Robert worked in the mill when he was a teenager during the summer.
He loved working with molten steel and didn’t mind the hard work, because that’s what his parents prepared him for, a skill he said that is as important to the family’s success as their God-given size.
He wasn’t a boy who dreamed of becoming the next big thing in the NFL. During much of his youth, though, the sport was growing – the first Super Bowl was played when he was a 2nd grader – it hadn’t reached the point where it would capture the entire country’s interest for a week every year and a great chunk of the American public’s attention for months on end.
But Robert was intrigued by his neighbor Jackie Reid, who had become a star running back for the fairly-new Choppee football team. Though his primary after-school duties involved slopping the hog, chopping woods, killing chickens and hunting, Reid’s example and the urging of a few friends and a Choppee coach captivated by Robert’s size, convinced him to find a way to work his chores around football practice.
He wasn’t supposed to go. His parents had forbid him. He had work at home to do.
He was the oldest child. He had to set the example.
He kept going, though, and kept his whereabouts from his parents, who only found out when he came home one day with a swollen knee from a particularly tough day on the dusty practice field at Choppee.

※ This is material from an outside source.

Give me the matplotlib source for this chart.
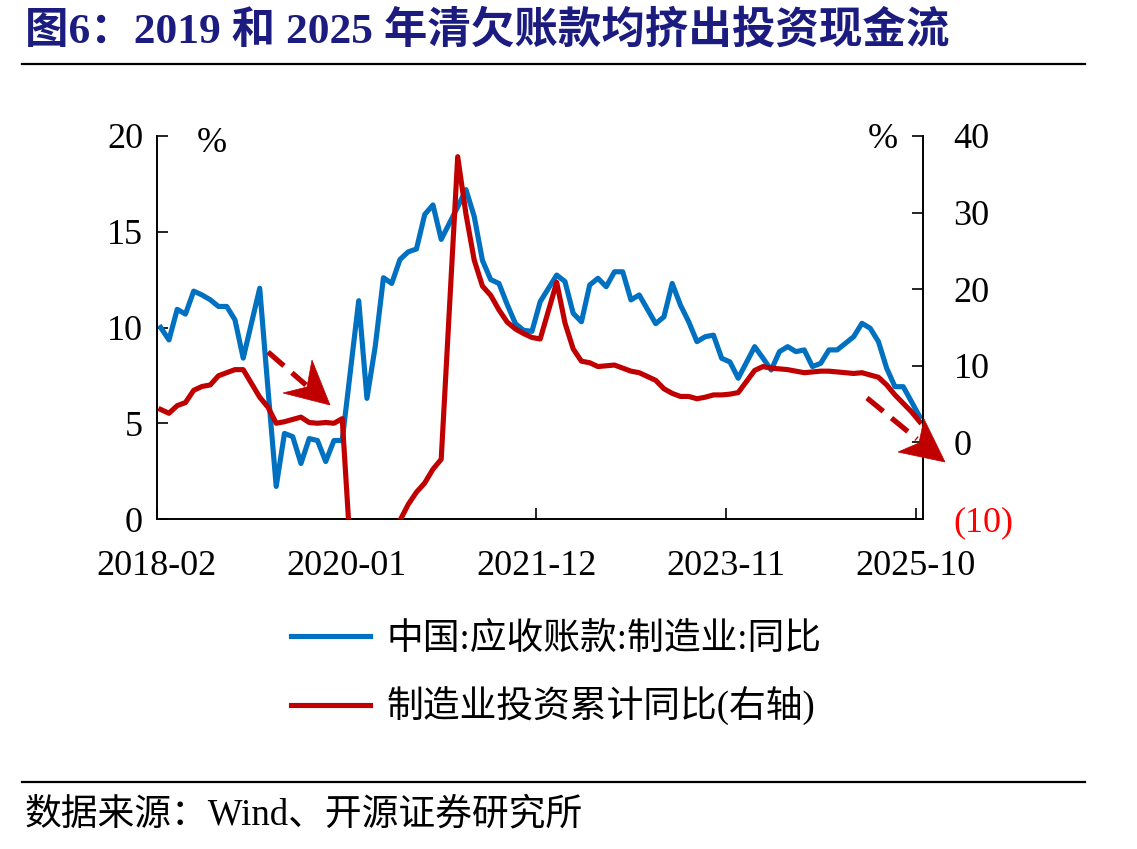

“They beat me,” he said with a wry smile. “They told me not to go back.”
But he did.
He knows his act of teenage defiance set the stage for the success the Geathers are reveling in this weekend just as much as that old tobacco farm.
“You start from little league football and enter into a different high school and have different coaches and principals and teachers, to this,” he said. “It is a blessing.”